_WRITTEN EXERCISE_.
Reproduce each line that includes the word "this".

_DATASET RECORDS_.
-- Begin --
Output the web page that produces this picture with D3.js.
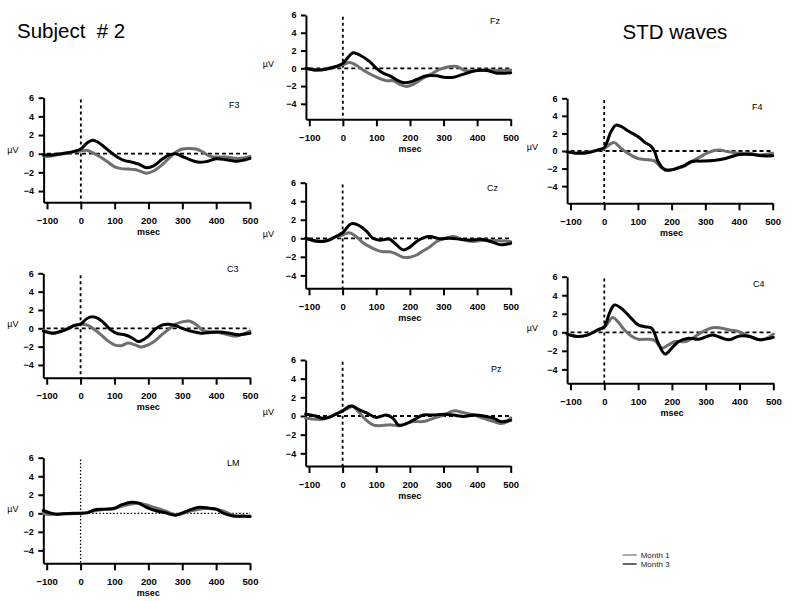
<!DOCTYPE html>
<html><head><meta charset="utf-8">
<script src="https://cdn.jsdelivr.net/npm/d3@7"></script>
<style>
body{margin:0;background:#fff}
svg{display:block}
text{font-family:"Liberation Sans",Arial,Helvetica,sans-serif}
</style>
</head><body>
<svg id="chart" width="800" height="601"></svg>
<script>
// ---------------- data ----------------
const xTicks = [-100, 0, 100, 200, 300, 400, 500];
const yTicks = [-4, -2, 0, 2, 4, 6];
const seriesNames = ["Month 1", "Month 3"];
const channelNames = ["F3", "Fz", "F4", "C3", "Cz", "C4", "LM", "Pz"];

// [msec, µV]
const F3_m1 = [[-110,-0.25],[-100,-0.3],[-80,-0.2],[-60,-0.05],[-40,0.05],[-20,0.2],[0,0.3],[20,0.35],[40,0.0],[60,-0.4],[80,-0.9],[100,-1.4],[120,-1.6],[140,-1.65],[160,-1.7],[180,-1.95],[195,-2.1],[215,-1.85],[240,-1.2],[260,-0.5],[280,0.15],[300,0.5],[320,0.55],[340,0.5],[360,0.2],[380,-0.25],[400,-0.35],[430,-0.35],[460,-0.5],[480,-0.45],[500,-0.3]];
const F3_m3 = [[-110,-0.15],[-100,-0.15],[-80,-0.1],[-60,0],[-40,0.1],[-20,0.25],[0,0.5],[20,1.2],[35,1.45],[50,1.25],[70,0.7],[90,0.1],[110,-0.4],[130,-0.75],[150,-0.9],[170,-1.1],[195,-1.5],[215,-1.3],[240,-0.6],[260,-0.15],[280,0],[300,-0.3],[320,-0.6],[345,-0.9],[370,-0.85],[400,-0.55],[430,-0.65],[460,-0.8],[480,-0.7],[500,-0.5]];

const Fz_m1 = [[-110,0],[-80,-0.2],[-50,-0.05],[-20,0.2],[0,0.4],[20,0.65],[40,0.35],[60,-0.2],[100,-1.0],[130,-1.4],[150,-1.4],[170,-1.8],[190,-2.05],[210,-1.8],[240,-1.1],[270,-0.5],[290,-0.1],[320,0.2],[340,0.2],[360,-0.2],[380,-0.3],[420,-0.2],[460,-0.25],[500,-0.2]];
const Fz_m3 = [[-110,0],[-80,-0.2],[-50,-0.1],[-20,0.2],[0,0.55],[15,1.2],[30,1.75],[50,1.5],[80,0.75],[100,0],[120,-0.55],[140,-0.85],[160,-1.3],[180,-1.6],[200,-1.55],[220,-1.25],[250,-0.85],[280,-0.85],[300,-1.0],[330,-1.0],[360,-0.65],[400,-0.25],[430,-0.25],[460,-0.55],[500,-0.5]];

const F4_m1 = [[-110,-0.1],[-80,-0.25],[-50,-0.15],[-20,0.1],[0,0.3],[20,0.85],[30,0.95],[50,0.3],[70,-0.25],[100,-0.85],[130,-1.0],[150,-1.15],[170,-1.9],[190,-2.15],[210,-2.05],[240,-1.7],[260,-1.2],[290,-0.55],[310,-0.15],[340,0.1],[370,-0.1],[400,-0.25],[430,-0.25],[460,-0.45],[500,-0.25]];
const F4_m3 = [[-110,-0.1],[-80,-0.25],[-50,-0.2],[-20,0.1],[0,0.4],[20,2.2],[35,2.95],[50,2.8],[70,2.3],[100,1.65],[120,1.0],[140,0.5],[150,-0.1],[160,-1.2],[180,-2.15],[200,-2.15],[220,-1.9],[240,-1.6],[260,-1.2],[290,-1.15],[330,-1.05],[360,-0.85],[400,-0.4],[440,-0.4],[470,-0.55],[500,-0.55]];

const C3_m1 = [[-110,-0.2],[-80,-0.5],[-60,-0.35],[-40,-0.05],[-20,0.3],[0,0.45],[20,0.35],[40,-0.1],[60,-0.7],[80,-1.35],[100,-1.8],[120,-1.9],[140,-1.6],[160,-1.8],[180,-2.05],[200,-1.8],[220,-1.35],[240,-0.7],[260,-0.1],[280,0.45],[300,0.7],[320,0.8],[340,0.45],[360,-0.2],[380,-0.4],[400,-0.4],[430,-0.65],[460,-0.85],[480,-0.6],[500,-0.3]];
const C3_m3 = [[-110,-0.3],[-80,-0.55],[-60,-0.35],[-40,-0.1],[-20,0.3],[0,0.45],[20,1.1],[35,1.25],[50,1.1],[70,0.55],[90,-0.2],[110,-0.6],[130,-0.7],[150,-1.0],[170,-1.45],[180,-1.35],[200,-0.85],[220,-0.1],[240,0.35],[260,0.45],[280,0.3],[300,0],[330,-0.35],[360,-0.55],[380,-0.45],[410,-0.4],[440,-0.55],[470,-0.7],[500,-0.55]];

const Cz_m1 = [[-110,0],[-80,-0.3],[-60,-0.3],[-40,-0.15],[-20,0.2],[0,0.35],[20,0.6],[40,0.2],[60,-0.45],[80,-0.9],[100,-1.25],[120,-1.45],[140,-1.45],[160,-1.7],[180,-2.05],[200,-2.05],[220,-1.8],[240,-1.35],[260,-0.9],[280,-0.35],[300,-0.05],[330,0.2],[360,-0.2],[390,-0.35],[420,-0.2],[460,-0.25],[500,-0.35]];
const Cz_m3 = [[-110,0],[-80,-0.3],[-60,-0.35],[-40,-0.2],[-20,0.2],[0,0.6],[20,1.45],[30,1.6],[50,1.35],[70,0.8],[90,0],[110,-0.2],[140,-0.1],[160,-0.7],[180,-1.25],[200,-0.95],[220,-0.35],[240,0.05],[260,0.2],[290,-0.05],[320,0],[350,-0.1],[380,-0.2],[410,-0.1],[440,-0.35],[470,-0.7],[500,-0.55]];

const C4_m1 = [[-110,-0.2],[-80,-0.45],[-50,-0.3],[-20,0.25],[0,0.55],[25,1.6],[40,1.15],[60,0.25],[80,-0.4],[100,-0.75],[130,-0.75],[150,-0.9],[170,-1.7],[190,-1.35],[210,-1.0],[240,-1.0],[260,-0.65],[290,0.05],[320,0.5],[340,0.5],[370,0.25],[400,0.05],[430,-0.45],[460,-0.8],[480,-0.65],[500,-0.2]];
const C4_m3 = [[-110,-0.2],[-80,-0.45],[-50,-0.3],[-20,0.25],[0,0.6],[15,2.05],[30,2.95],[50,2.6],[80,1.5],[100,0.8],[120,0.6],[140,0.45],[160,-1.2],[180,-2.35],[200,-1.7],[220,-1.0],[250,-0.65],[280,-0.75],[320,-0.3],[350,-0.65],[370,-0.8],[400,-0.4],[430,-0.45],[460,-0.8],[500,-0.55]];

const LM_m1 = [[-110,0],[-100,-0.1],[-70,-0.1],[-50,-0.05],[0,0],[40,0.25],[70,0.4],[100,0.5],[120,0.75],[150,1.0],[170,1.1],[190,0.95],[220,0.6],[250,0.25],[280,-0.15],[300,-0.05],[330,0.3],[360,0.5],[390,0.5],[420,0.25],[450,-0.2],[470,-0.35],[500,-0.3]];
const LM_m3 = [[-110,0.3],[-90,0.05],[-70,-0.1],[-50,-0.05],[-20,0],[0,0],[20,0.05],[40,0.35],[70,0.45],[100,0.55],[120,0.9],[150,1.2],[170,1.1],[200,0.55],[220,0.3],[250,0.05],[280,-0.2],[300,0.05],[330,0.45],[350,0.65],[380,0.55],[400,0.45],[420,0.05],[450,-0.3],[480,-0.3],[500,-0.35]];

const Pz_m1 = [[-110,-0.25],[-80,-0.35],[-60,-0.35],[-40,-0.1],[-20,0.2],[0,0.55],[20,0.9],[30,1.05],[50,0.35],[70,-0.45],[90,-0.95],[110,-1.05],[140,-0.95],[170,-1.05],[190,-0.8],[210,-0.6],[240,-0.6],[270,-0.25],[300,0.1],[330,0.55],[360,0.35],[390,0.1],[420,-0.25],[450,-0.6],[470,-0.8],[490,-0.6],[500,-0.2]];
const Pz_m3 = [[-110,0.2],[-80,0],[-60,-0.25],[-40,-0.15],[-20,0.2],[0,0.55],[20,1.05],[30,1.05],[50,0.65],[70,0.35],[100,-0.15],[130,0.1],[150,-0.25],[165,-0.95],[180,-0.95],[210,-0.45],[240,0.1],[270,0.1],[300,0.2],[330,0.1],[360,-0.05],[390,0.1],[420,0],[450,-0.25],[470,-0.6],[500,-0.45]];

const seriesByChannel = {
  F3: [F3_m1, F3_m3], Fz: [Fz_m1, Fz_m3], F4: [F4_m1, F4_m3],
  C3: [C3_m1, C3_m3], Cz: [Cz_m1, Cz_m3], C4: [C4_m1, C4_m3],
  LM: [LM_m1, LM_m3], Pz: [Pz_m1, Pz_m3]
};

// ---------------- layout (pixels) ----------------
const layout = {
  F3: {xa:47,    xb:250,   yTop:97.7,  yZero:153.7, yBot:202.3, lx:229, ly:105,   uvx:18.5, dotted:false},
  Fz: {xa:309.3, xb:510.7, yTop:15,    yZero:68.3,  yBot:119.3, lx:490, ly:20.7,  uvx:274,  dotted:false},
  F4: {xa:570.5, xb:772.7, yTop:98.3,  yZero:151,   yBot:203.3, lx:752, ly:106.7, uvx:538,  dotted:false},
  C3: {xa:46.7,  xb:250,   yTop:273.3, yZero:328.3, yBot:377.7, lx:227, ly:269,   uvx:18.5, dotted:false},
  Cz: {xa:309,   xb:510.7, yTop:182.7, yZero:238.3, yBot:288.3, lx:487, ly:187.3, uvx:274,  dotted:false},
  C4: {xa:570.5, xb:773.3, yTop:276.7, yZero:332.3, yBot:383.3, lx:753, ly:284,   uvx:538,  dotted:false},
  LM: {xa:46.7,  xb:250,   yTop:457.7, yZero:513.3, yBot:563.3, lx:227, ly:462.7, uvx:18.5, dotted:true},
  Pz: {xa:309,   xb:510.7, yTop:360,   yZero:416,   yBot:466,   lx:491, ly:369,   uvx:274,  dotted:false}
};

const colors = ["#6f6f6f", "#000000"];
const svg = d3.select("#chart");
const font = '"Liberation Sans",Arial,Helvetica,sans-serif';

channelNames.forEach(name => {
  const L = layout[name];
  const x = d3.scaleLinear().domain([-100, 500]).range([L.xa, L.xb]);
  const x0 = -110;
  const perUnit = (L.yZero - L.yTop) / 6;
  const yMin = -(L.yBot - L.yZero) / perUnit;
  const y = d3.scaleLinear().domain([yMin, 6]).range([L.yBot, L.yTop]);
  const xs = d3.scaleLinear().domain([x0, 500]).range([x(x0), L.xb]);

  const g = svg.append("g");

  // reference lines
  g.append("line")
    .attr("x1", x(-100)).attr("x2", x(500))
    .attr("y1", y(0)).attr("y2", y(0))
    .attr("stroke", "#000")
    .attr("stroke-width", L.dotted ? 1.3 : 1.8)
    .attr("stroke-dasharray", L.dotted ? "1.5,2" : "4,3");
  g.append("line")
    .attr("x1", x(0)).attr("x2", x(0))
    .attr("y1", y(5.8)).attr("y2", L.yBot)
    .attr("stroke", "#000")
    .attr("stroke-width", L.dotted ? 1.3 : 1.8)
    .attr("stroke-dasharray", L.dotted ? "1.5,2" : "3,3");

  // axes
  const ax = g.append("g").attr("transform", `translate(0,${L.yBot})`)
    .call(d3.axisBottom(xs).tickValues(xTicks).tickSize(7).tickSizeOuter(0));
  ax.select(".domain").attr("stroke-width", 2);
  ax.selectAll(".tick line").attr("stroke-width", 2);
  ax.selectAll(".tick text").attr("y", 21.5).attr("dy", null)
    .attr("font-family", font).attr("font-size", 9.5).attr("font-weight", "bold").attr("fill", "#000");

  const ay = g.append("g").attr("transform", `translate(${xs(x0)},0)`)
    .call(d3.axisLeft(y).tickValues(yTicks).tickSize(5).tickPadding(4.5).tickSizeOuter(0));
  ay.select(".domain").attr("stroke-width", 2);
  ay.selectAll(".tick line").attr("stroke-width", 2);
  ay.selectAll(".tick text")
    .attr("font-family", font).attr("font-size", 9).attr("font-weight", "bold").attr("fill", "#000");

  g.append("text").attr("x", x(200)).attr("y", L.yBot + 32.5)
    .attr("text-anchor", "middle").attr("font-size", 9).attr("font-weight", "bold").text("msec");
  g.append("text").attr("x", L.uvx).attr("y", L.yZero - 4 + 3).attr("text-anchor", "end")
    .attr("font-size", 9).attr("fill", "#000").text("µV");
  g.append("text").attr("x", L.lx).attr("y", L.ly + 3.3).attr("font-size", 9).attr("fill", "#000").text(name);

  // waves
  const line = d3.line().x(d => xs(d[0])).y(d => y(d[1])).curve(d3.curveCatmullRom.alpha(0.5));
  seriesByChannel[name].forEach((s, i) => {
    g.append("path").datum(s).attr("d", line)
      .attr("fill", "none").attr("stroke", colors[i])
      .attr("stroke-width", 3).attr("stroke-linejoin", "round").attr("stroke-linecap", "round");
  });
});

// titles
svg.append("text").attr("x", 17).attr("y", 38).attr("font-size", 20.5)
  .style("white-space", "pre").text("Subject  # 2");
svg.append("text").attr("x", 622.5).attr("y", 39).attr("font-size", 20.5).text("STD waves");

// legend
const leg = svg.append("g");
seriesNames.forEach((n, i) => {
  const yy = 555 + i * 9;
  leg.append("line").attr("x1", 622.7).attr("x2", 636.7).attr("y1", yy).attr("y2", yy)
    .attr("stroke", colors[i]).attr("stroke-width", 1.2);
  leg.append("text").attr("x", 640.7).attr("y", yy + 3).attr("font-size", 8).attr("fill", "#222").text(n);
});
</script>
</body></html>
-- End --
-- Begin --
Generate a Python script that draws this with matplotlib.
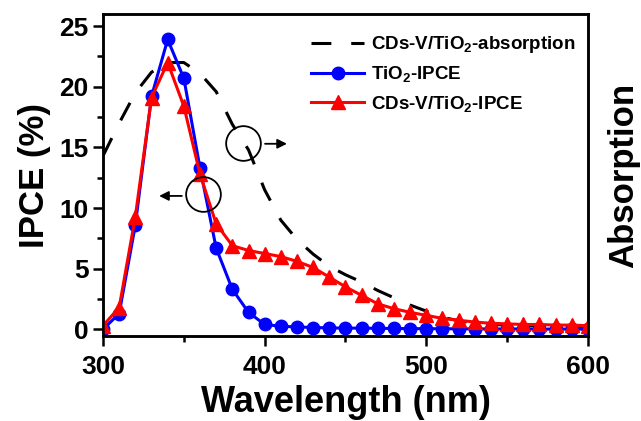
-- End --
-- Begin --
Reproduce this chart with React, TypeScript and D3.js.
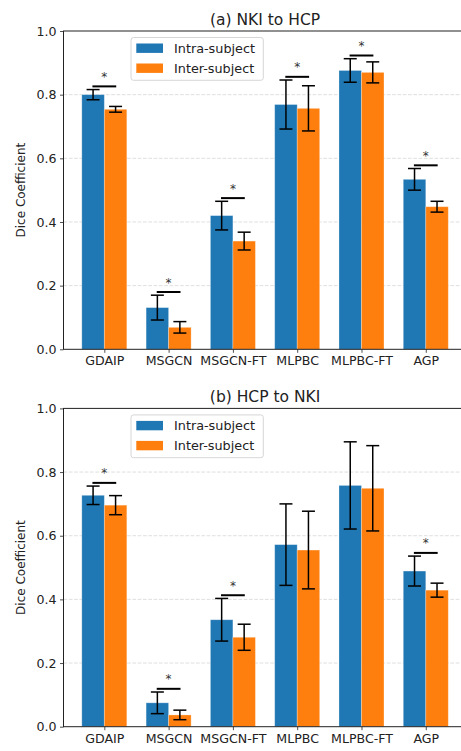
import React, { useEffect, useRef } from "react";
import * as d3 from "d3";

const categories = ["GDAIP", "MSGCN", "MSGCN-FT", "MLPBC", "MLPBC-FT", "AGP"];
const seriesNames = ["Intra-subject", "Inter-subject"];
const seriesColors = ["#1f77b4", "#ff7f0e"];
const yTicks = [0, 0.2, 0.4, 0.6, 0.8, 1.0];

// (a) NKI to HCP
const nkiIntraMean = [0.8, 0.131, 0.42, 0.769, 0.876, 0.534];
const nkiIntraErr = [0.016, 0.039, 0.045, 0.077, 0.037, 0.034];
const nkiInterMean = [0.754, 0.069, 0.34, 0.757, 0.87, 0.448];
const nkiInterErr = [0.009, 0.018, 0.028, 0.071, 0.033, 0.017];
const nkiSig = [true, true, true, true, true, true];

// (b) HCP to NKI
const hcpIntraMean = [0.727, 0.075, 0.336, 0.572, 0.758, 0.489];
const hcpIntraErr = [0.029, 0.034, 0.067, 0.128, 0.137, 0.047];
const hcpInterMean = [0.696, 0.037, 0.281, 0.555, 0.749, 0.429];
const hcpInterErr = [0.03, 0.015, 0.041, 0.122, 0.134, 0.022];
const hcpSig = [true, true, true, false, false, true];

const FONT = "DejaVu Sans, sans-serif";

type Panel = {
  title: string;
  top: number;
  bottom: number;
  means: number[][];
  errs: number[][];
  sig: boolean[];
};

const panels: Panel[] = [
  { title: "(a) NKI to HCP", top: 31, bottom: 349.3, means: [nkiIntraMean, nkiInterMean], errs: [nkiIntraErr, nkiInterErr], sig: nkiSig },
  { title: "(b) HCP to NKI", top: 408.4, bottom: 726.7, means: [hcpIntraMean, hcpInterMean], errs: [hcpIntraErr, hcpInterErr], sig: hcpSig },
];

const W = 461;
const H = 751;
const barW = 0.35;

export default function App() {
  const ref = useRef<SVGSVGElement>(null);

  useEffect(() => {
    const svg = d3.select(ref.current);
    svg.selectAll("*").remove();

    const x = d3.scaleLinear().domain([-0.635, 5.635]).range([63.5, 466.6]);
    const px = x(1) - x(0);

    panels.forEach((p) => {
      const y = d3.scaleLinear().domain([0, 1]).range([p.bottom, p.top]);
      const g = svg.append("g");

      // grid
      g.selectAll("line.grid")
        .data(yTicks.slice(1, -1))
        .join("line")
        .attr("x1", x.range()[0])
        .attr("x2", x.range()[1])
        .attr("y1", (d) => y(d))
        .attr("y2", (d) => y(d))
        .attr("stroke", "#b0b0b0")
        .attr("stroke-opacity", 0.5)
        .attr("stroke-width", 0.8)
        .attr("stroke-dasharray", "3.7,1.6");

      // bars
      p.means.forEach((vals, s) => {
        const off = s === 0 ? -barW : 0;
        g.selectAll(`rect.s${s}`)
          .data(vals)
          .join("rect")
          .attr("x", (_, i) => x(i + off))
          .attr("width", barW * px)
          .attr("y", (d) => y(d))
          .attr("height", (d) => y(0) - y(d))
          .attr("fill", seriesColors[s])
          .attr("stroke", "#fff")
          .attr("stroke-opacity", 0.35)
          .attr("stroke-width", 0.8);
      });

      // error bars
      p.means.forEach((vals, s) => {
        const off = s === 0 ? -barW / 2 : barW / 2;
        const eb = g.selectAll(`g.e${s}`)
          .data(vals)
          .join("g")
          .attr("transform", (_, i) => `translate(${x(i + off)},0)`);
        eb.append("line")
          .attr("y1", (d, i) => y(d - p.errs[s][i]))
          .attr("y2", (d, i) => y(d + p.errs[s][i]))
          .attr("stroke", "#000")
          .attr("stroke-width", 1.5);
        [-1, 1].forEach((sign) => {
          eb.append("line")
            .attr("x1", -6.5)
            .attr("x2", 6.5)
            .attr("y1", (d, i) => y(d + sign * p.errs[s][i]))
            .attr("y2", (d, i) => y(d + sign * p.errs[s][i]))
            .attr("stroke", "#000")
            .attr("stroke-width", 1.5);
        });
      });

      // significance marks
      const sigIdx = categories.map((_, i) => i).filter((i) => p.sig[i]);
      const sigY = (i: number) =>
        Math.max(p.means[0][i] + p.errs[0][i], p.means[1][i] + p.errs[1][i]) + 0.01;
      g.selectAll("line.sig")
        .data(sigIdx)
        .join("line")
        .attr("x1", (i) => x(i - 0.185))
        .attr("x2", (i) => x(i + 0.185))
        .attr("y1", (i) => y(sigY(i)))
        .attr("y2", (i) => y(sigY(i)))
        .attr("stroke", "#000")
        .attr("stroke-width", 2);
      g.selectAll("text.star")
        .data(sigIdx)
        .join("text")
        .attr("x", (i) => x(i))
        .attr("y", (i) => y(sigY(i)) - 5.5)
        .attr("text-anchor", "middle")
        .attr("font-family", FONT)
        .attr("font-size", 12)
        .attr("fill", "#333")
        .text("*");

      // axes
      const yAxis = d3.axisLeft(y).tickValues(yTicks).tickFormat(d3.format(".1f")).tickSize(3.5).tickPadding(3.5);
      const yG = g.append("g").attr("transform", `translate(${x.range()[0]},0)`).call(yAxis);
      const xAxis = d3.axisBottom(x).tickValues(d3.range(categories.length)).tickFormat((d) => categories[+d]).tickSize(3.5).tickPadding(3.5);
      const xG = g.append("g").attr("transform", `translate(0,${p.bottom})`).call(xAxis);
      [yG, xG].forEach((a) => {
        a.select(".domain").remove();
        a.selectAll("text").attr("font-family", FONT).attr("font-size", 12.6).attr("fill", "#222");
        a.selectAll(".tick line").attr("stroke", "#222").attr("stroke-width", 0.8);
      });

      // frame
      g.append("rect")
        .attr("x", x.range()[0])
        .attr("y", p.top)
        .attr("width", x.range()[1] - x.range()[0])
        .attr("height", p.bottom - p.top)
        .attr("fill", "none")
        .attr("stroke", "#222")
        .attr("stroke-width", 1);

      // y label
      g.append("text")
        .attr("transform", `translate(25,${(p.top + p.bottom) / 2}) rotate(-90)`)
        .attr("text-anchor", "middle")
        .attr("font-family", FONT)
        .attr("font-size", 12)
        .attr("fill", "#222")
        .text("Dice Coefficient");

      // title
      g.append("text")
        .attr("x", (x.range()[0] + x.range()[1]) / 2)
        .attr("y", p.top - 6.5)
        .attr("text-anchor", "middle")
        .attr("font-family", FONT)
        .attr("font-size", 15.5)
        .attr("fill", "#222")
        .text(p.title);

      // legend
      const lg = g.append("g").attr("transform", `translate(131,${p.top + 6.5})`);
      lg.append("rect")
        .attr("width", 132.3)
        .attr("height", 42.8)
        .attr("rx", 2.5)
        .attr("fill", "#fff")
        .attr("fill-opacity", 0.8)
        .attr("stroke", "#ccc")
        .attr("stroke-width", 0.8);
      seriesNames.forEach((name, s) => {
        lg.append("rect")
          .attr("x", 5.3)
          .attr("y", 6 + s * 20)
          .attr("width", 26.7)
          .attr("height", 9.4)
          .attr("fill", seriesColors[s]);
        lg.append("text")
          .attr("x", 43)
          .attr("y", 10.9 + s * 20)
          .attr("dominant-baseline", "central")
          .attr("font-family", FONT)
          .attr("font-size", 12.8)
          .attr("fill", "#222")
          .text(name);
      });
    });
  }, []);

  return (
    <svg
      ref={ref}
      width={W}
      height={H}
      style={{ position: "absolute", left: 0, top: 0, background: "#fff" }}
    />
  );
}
-- End --
_RESULT OF THE TASK_.
Output the web page that produces this picture with D3.js.
Generate a Python script that draws this with matplotlib.
Reproduce this chart with React, TypeScript and D3.js.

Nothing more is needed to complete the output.